ESMA has published a consultation paper [ESMA/2016/162] this week on draft guidelines clarifying the implementation of the Market Abuse Regulation (MAR).

MAR entered into force on 2 July 2014 and will take direct effect from 3 July 2016. MAR repealed the Market Abuse Directive (MAD) and strengthens the existing market abuse framework by extending its scope to new markets, platforms and trading behaviours. It contains prohibitions for insider dealing and market manipulation and provisions to prevent and detect these.

MAR requires ESMA to draft guidelines regarding:

  1. the factors and steps that persons are to take into account when information is disclosed to them as part of a market sounding in order for them to assess whether the information amounts to inside information (Article11(1)); and

  2. the legitimate interests of issuers to delay inside information and situations in which the delay of disclosure is likely to mislead the public (Article 17(11)).

Market sounding

MAR describes a ‘market sounding’ as a communication of information, prior to the announcement of a transaction, in order to gauge the interest of potential investors in a possible transaction and the conditions relating to it, such as its potential size or pricing, to one or more potential investors.

Legitimate interests

ESMA has listed six cases where the immediate disclosure of inside information is likely to prejudice the issuers' legitimate interests, but notes that this list is not exhaustive and there may be other situations where it is legitimate to delay the disclosure of inside information:

  1. the issuer is conducting negotiations, where the outcome of such negotiations would likely be jeopardised by immediate public disclosure of that information - merger and acquisition transactions are generally considered to fall within this case;

  2. the financial viability of the issuer is in grave and imminent danger, although not within the scope of the applicable insolvency law, and immediate public disclosure of the inside information would seriously prejudice the interests of existing and potential shareholders, jeopardising the conclusion of the negotiations aimed at ensuring the financial recovery of the issuer – this does not refer to the possibility of delaying public disclosure of information related to the issuer's temporary liquidity in order to preserve the stability of the financial system under Article 17(5) of MAR;

  3. where decisions taken or contracts entered into by the management body of an issuer which need the approval of another body of the issuer in order to become effective – this relates to two-tier issuers where management board decisions have to be approved by a supervisory board in order to take effect;

  4. where the issuer has developed a product or an invention and the immediate public disclosure of such information may jeopardise the rights of the issuer - ESMA notes that it will be in the issuer's interest to patent the product or otherwise protect its rights as soon as possible;

  5. where the issuer is planning to buy or sell a major holding in another entity and the disclosure of such information would jeopardise the conclusion of the transaction – this differs from the first example in that it covers situations where a plan has already been decided but negotiations have not commenced yet; and

  6. where a transaction previously announced is subject to a public authority’s approval, and such approval is conditional upon additional requirements, where the immediate disclosure of those requirements will likely affect the ability for the issuer to meet them and therefore prevent the final success of the deal or transaction - this does not relate to the disclosure of the transaction announcement itself but the actual conditions public authorities may impose further to such deal announcements.

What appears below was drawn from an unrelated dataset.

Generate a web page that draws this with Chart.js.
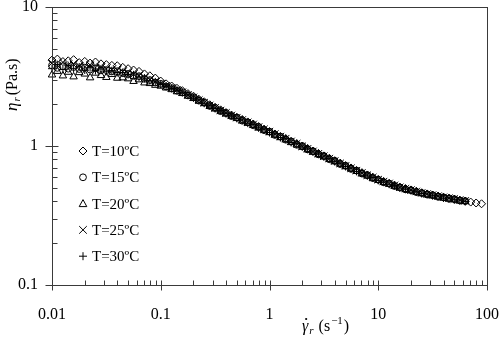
<!DOCTYPE html>
<html>
<head>
<meta charset="utf-8">
<script src="https://cdn.jsdelivr.net/npm/chart.js@4.4.0/dist/chart.umd.min.js"></script>
<style>
  html, body { margin: 0; padding: 0; background: #fff; }
  #wrap { width: 502px; height: 346px; }
</style>
</head>
<body>
<div id="wrap"><canvas id="viscChart"></canvas></div>
<script>
// reduced shear rate (s^-1)
var shearRate = [
  0.01, 0.0112, 0.0126, 0.0141, 0.0158, 0.0178, 0.02, 0.0224, 0.0251, 0.0282,
  0.0316, 0.0355, 0.0398, 0.0447, 0.0501, 0.0562, 0.0631, 0.0708, 0.0794, 0.0891,
  0.1, 0.112, 0.126, 0.141, 0.158, 0.178, 0.2, 0.224, 0.251, 0.282,
  0.316, 0.355, 0.398, 0.447, 0.501, 0.562, 0.631, 0.708, 0.794, 0.891,
  1, 1.12, 1.26, 1.41, 1.58, 1.78, 2, 2.24, 2.51, 2.82,
  3.16, 3.55, 3.98, 4.47, 5.01, 5.62, 6.31, 7.08, 7.94, 8.91,
  10, 11.2, 12.6, 14.1, 15.8, 17.8, 20, 22.4, 25.1, 28.2,
  31.6, 35.5, 39.8, 44.7, 50.1, 56.2, 63.1, 70.8, 79.4, 89.1
];

// reduced viscosity (Pa.s) per temperature
var eta10 = [
  4.15, 4.22, 4.05, 4.10, 4.18, 3.98, 4.06, 3.95, 4.02, 3.90,
  3.85, 3.80, 3.78, 3.68, 3.60, 3.52, 3.44, 3.30, 3.20, 3.08,
  2.93, 2.80, 2.70, 2.60, 2.50, 2.38, 2.28, 2.17, 2.08, 1.98,
  1.90, 1.82, 1.74, 1.67, 1.61, 1.55, 1.49, 1.44, 1.38, 1.32,
  1.27, 1.22, 1.17, 1.13, 1.08, 1.04, 1.00, 0.96, 0.92, 0.884,
  0.849, 0.816, 0.784, 0.753, 0.723, 0.695, 0.667, 0.643, 0.619, 0.596,
  0.575, 0.556, 0.539, 0.523, 0.506, 0.494, 0.483, 0.472, 0.461, 0.452,
  0.444, 0.436, 0.428, 0.421, 0.414, 0.407, 0.401, 0.395, 0.389, 0.384
];
var eta15 = [
  3.80, 3.65, 3.75, 3.60, 3.70, 3.58, 3.66, 3.55, 3.62, 3.50,
  3.52, 3.44, 3.45, 3.34, 3.30, 3.20, 3.18, 3.04, 2.98, 2.86,
  2.80, 2.68, 2.61, 2.50, 2.44, 2.31, 2.24, 2.12, 2.05, 1.94,
  1.88, 1.78, 1.73, 1.64, 1.60, 1.52, 1.48, 1.41, 1.37, 1.30,
  1.27, 1.20, 1.17, 1.11, 1.08, 1.02, 1.00, 0.944, 0.918, 0.870,
  0.848, 0.803, 0.782, 0.741, 0.721, 0.684, 0.666, 0.633, 0.617, 0.587,
  0.572, 0.548, 0.537, 0.515, 0.504, 0.487, 0.481, 0.466, 0.459, 0.447,
  0.443, 0.431, 0.427, 0.417, 0.415, 0.405, 0.402, null, null, null
];
var eta20 = [
  3.25, 3.45, 3.20, 3.40, 3.15, 3.38, 3.30, 3.10, 3.35, 3.22,
  3.12, 3.28, 3.08, 3.10, 3.05, 2.92, 3.00, 2.85, 2.82, 2.74,
  2.70, 2.62, 2.55, 2.46, 2.39, 2.29, 2.20, 2.11, 2.02, 1.93,
  1.85, 1.78, 1.70, 1.64, 1.58, 1.52, 1.46, 1.41, 1.35, 1.30,
  1.25, 1.20, 1.15, 1.11, 1.06, 1.02, 0.98, 0.942, 0.903, 0.869,
  0.835, 0.802, 0.771, 0.741, 0.711, 0.684, 0.657, 0.633, 0.609, 0.587,
  0.566, 0.548, 0.531, 0.515, 0.499, 0.488, 0.477, 0.466, 0.455, 0.447,
  0.439, 0.431, 0.423, 0.417, 0.411, 0.404, 0.399, null, null, null
];
var eta25 = [
  3.95, 3.80, 4.00, 3.75, 3.85, 3.78, 3.70, 3.82, 3.65, 3.68,
  3.58, 3.55, 3.50, 3.42, 3.35, 3.28, 3.20, 3.10, 3.00, 2.91,
  2.81, 2.71, 2.62, 2.53, 2.44, 2.33, 2.24, 2.14, 2.05, 1.96,
  1.88, 1.80, 1.73, 1.66, 1.60, 1.54, 1.48, 1.43, 1.37, 1.32,
  1.27, 1.22, 1.17, 1.13, 1.08, 1.04, 0.995, 0.955, 0.915, 0.880,
  0.845, 0.812, 0.780, 0.750, 0.720, 0.692, 0.665, 0.641, 0.617, 0.594,
  0.573, 0.555, 0.538, 0.521, 0.505, 0.493, 0.482, 0.471, 0.460, 0.452,
  0.444, 0.436, 0.428, 0.422, 0.416, 0.409, 0.403, null, null, null
];
var eta30 = [
  3.60, 3.85, 3.55, 3.78, 3.62, 3.70, 3.52, 3.66, 3.50, 3.58,
  3.45, 3.48, 3.38, 3.38, 3.27, 3.25, 3.14, 3.08, 2.95, 2.89,
  2.78, 2.70, 2.59, 2.52, 2.42, 2.33, 2.22, 2.14, 2.03, 1.96,
  1.86, 1.80, 1.71, 1.66, 1.58, 1.54, 1.46, 1.43, 1.35, 1.32,
  1.25, 1.22, 1.15, 1.13, 1.06, 1.04, 0.985, 0.955, 0.905, 0.880,
  0.836, 0.812, 0.772, 0.750, 0.712, 0.692, 0.657, 0.640, 0.610, 0.593,
  0.566, 0.553, 0.531, 0.520, 0.499, 0.492, 0.477, 0.470, 0.455, 0.451,
  0.439, 0.435, 0.423, 0.421, 0.411, 0.408, 0.399, null, null, null
];

var seriesLabels = ["T=10ºC", "T=15ºC", "T=20ºC", "T=25ºC", "T=30ºC"];
var seriesStyles = ["rectRot", "circle", "triangle", "crossRot", "cross"];
var seriesRadius = [4, 3.4, 4.3, 5.2, 4];

var xTickValues = [0.01, 0.1, 1, 10, 100];
var xTickLabels = ["0.01", "0.1", "1", "10", "100"];
var yTickValues = [0.1, 1, 10];
var yTickLabels = ["0.1", "1", "10"];

var serif = "'Liberation Serif', 'Times New Roman', serif";
var axisColor = '#3a3a3a';

function toPoints(ys) {
    var pts = [];
    for (var i = 0; i < shearRate.length; i++) {
        if (ys[i] != null) pts.push({ x: shearRate[i], y: ys[i] });
    }
    return pts;
}

var allSeries = [eta10, eta15, eta20, eta25, eta30];
var datasets = allSeries.map(function (ys, i) {
    return {
        label: seriesLabels[i],
        data: toPoints(ys),
        pointStyle: seriesStyles[i],
        pointRadius: seriesRadius[i],
        pointBorderWidth: 1,
        borderColor: '#000',
        backgroundColor: 'rgba(0,0,0,0)',
        showLine: false,
        clip: false
    };
});

// marker shapes for the in-plot legend
function drawMarker(ctx, style, x, y, r) {
    ctx.beginPath();
    if (style === 'circle') {
        ctx.arc(x, y, r, 0, Math.PI * 2);
    } else if (style === 'rectRot') {
        ctx.moveTo(x, y - r); ctx.lineTo(x + r, y); ctx.lineTo(x, y + r); ctx.lineTo(x - r, y); ctx.closePath();
    } else if (style === 'triangle') {
        ctx.moveTo(x, y - r); ctx.lineTo(x + r * 0.95, y + r * 0.75); ctx.lineTo(x - r * 0.95, y + r * 0.75); ctx.closePath();
    } else if (style === 'crossRot') {
        ctx.moveTo(x - r, y - r); ctx.lineTo(x + r, y + r); ctx.moveTo(x + r, y - r); ctx.lineTo(x - r, y + r);
    } else {
        ctx.moveTo(x - r, y); ctx.lineTo(x + r, y); ctx.moveTo(x, y - r); ctx.lineTo(x, y + r);
    }
    ctx.stroke();
}

var framePlugin = {
    id: 'frame',
    afterDraw: function (chart) {
        var ctx = chart.ctx;
        var a = chart.chartArea;
        var xs = chart.scales.x, ys = chart.scales.y;
        ctx.save();
        ctx.strokeStyle = axisColor;
        ctx.lineWidth = 1;
        // box
        ctx.strokeRect(Math.round(a.left) + 0.5, Math.round(a.top) + 0.5,
            Math.round(a.right - a.left), Math.round(a.bottom - a.top));

        ctx.beginPath();
        var bottom = Math.round(a.bottom) + 0.5, left = Math.round(a.left) + 0.5;
        // x ticks
        for (var e = -2; e <= 2; e++) {
            var base = Math.pow(10, e);
            var px = Math.round(xs.getPixelForValue(base)) + 0.5;
            ctx.moveTo(px, bottom - 5); ctx.lineTo(px, bottom + 5);
            if (e < 2) {
                for (var m = 2; m <= 9; m++) {
                    var mx = Math.round(xs.getPixelForValue(base * m)) + 0.5;
                    ctx.moveTo(mx, bottom); ctx.lineTo(mx, bottom - 5);
                }
            }
        }
        // y ticks
        for (var k = -1; k <= 1; k++) {
            var b = Math.pow(10, k);
            var py = Math.round(ys.getPixelForValue(b)) + 0.5;
            ctx.moveTo(left - 7, py); ctx.lineTo(left + 6, py);
            if (k < 1) {
                for (var n = 2; n <= 9; n++) {
                    var my = Math.round(ys.getPixelForValue(b * n)) + 0.5;
                    ctx.moveTo(left, my); ctx.lineTo(left + 5, my);
                }
            }
        }
        ctx.stroke();

        // legend inside the plot
        ctx.strokeStyle = '#000';
        ctx.fillStyle = '#000';
        ctx.font = '15px ' + serif;
        ctx.textBaseline = 'middle';
        ctx.textAlign = 'left';
        var legendR = [4, 3.4, 4, 3.8, 4];
        chart.data.datasets.forEach(function (ds, i) {
            var ly = a.top + 144 + i * 26.3;
            ctx.lineWidth = 1;
            drawMarker(ctx, ds.pointStyle, a.left + 31, ly, legendR[i]);
            ctx.fillText(ds.label, a.left + 40, ly + 1);
        });

        // y title: eta_r (Pa.s)
        ctx.save();
        ctx.translate(17, 111);
        ctx.rotate(-Math.PI / 2);
        ctx.textBaseline = 'alphabetic';
        ctx.font = 'italic 17px ' + serif;
        ctx.fillText('η', 0, 0);
        var w = ctx.measureText('η').width;
        ctx.font = 'italic 11px ' + serif;
        ctx.fillText('r', w + 1, 3);
        var w2 = w + 1 + ctx.measureText('r').width;
        ctx.font = '16px ' + serif;
        ctx.fillText('(Pa.s)', w2 + 2, 0);
        ctx.restore();

        // x title: gamma-dot_r (s^-1)
        var tx = 302, ty = 331;
        ctx.textBaseline = 'alphabetic';
        ctx.font = 'italic 16px ' + serif;
        ctx.fillText('γ', tx, ty);
        var gw = ctx.measureText('γ').width;
        ctx.beginPath();
        ctx.arc(tx + gw / 2 + 1, ty - 12, 1.1, 0, Math.PI * 2);
        ctx.fill();
        ctx.font = 'italic 11px ' + serif;
        ctx.fillText('r', tx + gw + 1, ty + 3);
        var cx = tx + gw + 1 + ctx.measureText('r').width + 5;
        ctx.font = '16px ' + serif;
        ctx.fillText('(s', cx, ty);
        cx += ctx.measureText('(s').width;
        ctx.font = '11px ' + serif;
        ctx.fillText('−1', cx + 1, ty - 7);
        cx += ctx.measureText('−1').width + 2;
        ctx.font = '16px ' + serif;
        ctx.fillText(')', cx, ty);
        ctx.restore();
    }
};

var ctxV = document.getElementById('viscChart').getContext('2d');
var viscChart = new Chart(ctxV, {
    type: 'scatter',
    data: { datasets: datasets },
    options: {
        responsive: true,
        maintainAspectRatio: false,
        animation: false,
        layout: { padding: { top: 7, right: 15, left: 0, bottom: 0 } },
        plugins: {
            legend: { display: false },
            tooltip: { enabled: false }
        },
        scales: {
            x: {
                type: 'logarithmic',
                min: 0.01,
                max: 100,
                grid: { display: false, drawTicks: false },
                border: { display: false },
                afterBuildTicks: function (scale) {
                    scale.ticks = xTickValues.map(function (v) { return { value: v }; });
                },
                afterFit: function (scale) {
                    scale.height = 61;
                    scale.paddingLeft = 0;
                    scale.paddingRight = 0;
                },
                ticks: {
                    autoSkip: false,
                    maxRotation: 0,
                    padding: 20,
                    color: '#000',
                    font: { family: serif, size: 16 },
                    callback: function (v, i) { return xTickLabels[i]; }
                }
            },
            y: {
                type: 'logarithmic',
                min: 0.1,
                max: 10,
                grid: { display: false, drawTicks: false },
                border: { display: false },
                afterBuildTicks: function (scale) {
                    scale.ticks = yTickValues.map(function (v) { return { value: v }; });
                },
                afterFit: function (scale) {
                    scale.width = 52;
                    scale.paddingTop = 0;
                    scale.paddingBottom = 0;
                },
                ticks: {
                    autoSkip: false,
                    padding: 14,
                    color: '#000',
                    font: { family: serif, size: 16 },
                    callback: function (v, i) { return yTickLabels[i]; }
                }
            }
        }
    },
    plugins: [framePlugin]
});
</script>
</body>
</html>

Likely to mislead the public

The proposed guidelines also provide for three situations where the delay of disclosure is likely to mislead the public. These are:

  1. the inside information, whose disclosure the issuer intends to delay, is materially different from a previous public announcement of the issuer on the matter to which the inside information refers to;

  2. the inside information, whose disclosure the issuer intends to delay, regards the fact that the issuer’s financial objectives are likely not to be met, where such objectives were previously publicly announced; and

  3. the inside information, whose disclosure the issuer intends to delay, is in contrast with the market’s expectations, where such expectations are based on signals that the issuer has previously set.

Next Steps

Comments are invited by 31 March 2016 and ESMA will consider the feedback to this consultation with a view to finalising the two sets of guidelines and publishing a final report by the third quarter of 2016. ESMA is still preparing a consultation paper on a third set of guidelines required under MAR and relating to the information expected or required to be published in relation to commodity derivatives.